G20 issues empty declaration against currency wars

By Nick Beams
18 February 2013

The meeting of G20 finance ministers and central bankers held in Moscow has issued a statement against competitive currency devaluations in the wake of growing concerns about the development of a “currency war”. However, the words contained in the G20 communiqué issued on Saturday will have virtually no impact on present policies.

The governments and central banks of the major economic powers will continue their own versions of “quantitative easing” (printing money), thereby working to drive down the value of their currency in international markets. The only stipulation from the G20 is that they do not actually say that is what they intend to do.

The finance ministers’ statement reiterated “our commitments to move more rapidly towards more market-determined exchange rate systems and exchange rate flexibility to reflect underlying fundamentals, and avoid persistent exchange rate misalignments.”

It added: “We will refrain from competitive devaluation. We will not target our exchange rates for competitive purposes, will resist all forms of protectionism and keep our markets open.”

The key phrase is “for competitive purposes”. Provided countries say that increasing the money supply through central bank intervention in financial markets is aimed at boosting the domestic economy, then their actions will fall within the G20 guidelines. But the inevitable consequence of such action is to weaken the exchange rate of the given national currency in international markets.

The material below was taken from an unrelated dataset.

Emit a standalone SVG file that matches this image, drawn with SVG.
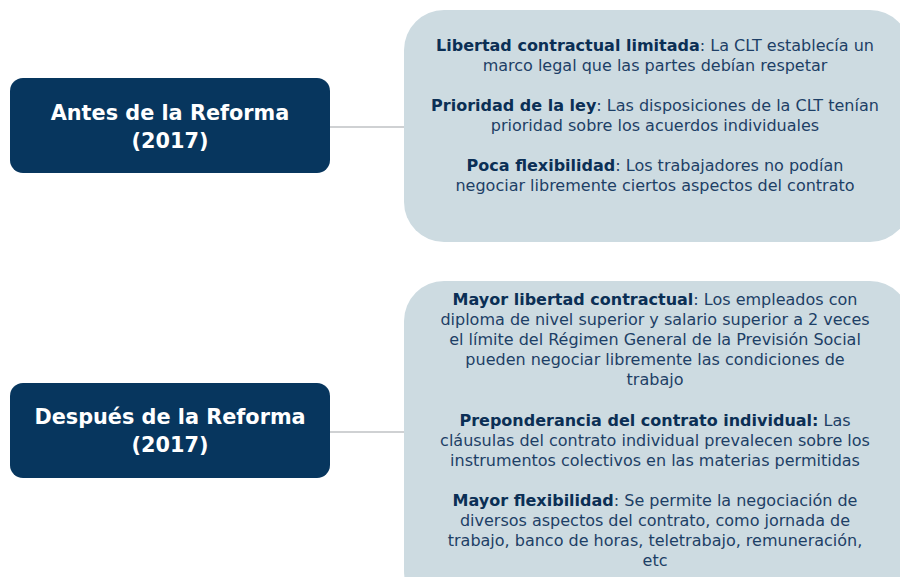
<svg xmlns="http://www.w3.org/2000/svg" width="900" height="577" viewBox="0 0 900 577">
<style>
.dark{fill:#07365e}
.light{fill:#cddbe1}
.title{font-family:"DejaVu Sans","Open Sans",sans-serif;font-size:20.8px;font-weight:600;fill:#ffffff;text-anchor:middle}
.body{font-family:"DejaVu Sans","Open Sans",sans-serif;font-size:16px;fill:#1d3f66;text-anchor:middle}
.b{font-weight:700;fill:#0b2f55}
.conn{stroke:#a0a4a8;stroke-width:1.2;fill:none}
</style>
<rect width="900" height="577" fill="#ffffff"/>
<g id="connectors">
<line class="conn" x1="330" y1="127" x2="404" y2="127"/>
<line class="conn" x1="330" y1="432" x2="404" y2="432"/>
</g>
<g id="antes">
<rect class="dark" x="10" y="78" width="320" height="95" rx="13"/>
<text class="title" x="170" y="120">Antes de la Reforma</text>
<text class="title" x="170" y="148">(2017)</text>
</g>
<g id="antes-detalle">
<rect class="light" x="404" y="10" width="506" height="232" rx="40"/>
<text class="body" x="655" y="51"><tspan class="b">Libertad contractual limitada</tspan>: La CLT establecía un</text>
<text class="body" x="655" y="71">marco legal que las partes debían respetar</text>
<text class="body" x="655" y="111"><tspan class="b">Prioridad de la ley</tspan>: Las disposiciones de la CLT tenían</text>
<text class="body" x="655" y="131">prioridad sobre los acuerdos individuales</text>
<text class="body" x="655" y="171"><tspan class="b">Poca flexibilidad</tspan>: Los trabajadores no podían</text>
<text class="body" x="655" y="191">negociar libremente ciertos aspectos del contrato</text>
</g>
<g id="despues">
<rect class="dark" x="10" y="383" width="320" height="95" rx="13"/>
<text class="title" x="170" y="424">Después de la Reforma</text>
<text class="title" x="170" y="452">(2017)</text>
</g>
<g id="despues-detalle">
<rect class="light" x="404" y="281" width="506" height="330" rx="40"/>
<text class="body" x="655" y="305"><tspan class="b">Mayor libertad contractual</tspan>: Los empleados con</text>
<text class="body" x="655" y="325">diploma de nivel superior y salario superior a 2 veces</text>
<text class="body" x="655" y="345">el límite del Régimen General de la Previsión Social</text>
<text class="body" x="655" y="365">pueden negociar libremente las condiciones de</text>
<text class="body" x="655" y="385">trabajo</text>
<text class="body" x="655" y="426"><tspan class="b">Preponderancia del contrato individual:</tspan> Las</text>
<text class="body" x="655" y="446">cláusulas del contrato individual prevalecen sobre los</text>
<text class="body" x="655" y="466">instrumentos colectivos en las materias permitidas</text>
<text class="body" x="655" y="506"><tspan class="b">Mayor flexibilidad</tspan>: Se permite la negociación de</text>
<text class="body" x="655" y="526">diversos aspectos del contrato, como jornada de</text>
<text class="body" x="655" y="546">trabajo, banco de horas, teletrabajo, remuneración,</text>
<text class="body" x="655" y="566">etc</text>
</g>
</svg>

The currency war issue occupied a central place on the G20 agenda in the wake of directives issued by the newly-elected Japanese government to the country’s central bank to boost the money supply in a bid to revive the stagnant economy. As a result, the yen has lost about 7 percent of its value this year.

Japanese ministers and government spokesman have openly talked about the need to bring down the value of the yen. In an interview on the eve of the G20, a close parliamentary ally of Prime Minister Shinzo Abe said it would be “appropriate” for the yen to trade at around 100 to the US dollar, compared to its present level of 93.

The tone for the G20 was set by the G-7 group of major powers, which issued a statement on the eve of the meeting warning against competitive devaluation. This was widely interpreted as being directed against Japan. But the G20 meeting did not want to issue a direct condemnation of Japan, lest this set off a broader conflict.

According to one financial analyst who spoke to Bloomberg, the message from the G20 is that while it will be “harder for the Japanese to talk down the yen … they will let their policies do the talking.”

The underlying cause of the currency conflict, however, is not the latest actions of the Japanese government but the “quantitative easing” program of the US Federal Reserve, which is printing money at the rate of $80 billion a month, or $1 trillion per year, through its bond purchases.

Federal Reserve chairman Ben Bernanke defended the policy at the Moscow meeting, saying that if it succeeded in stimulating domestic demand then “we are helping to strengthen the global economy as well.”

In fact the policy has nothing to do with boosting US economic growth but is aimed at providing ultra cheap money for the major banks as they seek profits through speculative operations on the financial markets. Far from strengthening the world economy, the Fed’s policy is creating growing economic tensions.

Because the dollar is the foundation of the international monetary system, the inevitable consequence of “quantitative easing” is to lower the value of the dollar in relation to other countries. This creates economic difficulties for US rivals both in export markets and in their domestic markets, due to the increased pressure of international competition.

Japan has been among those countries adversely affected. However, its program of lowering the value of the yen has impacted on its competitors, in particular South Korea. The head of South Korea’s central bank has warned that its future growth could be adversely affected.

Before the meeting got underway, stern warnings were issued about the dangers of competitive devaluation. “We refuse to enter into any kind of currency war,” the French finance minister Pierre Moscovici declared.

Britain’s chancellor of the exchequer, George Osborne, took an even stronger line. “Currencies should not be used as a tool of competitive devaluation,” he said. “The world should not make the mistake that it has made in the past of using currencies as the tools of economic warfare.”

However, following Osborne’s remarks, the senior Bank of England policymaker Martin Weale advocated precisely that. In a speech delivered on Saturday, he said that a 25 percent depreciation of the British pound in 2007-2008 had had little impact on boosting exports and that further depreciation was required. “The perhaps most natural means of resolving the problem is for the nominal exchange rate to fall,” Weale said.

The growing divergence between official stated policy and actual practice underscores warnings by Brazilian finance minister Guido Mategna, who first raised the danger of a currency war in 2010. “The currency war has become more explicit now because trade conflicts have become sharper,” he said in an interview. “Countries are trying to devalue their currencies because of falling global trade.”

These mounting problems were expressed in the latest growth figures showing that the US, Japan, Britain, and the eurozone all experienced economic contractions in the fourth quarter of last year. It is the worst result since 2009, the period immediately following the eruption of the global financial crisis.

The G20 meeting held in April 2009 was full of promises of coordinated action to stimulate the world economy. At the Moscow meeting, however, there was barely even pretence that such action would be taken. This was despite the fact that at least one-third of G20 countries are officially in recession. The communiqué simply said that “ambitious reforms and coordinated policies” were the key to achieving strong sustainable growth, without specifying what they might be.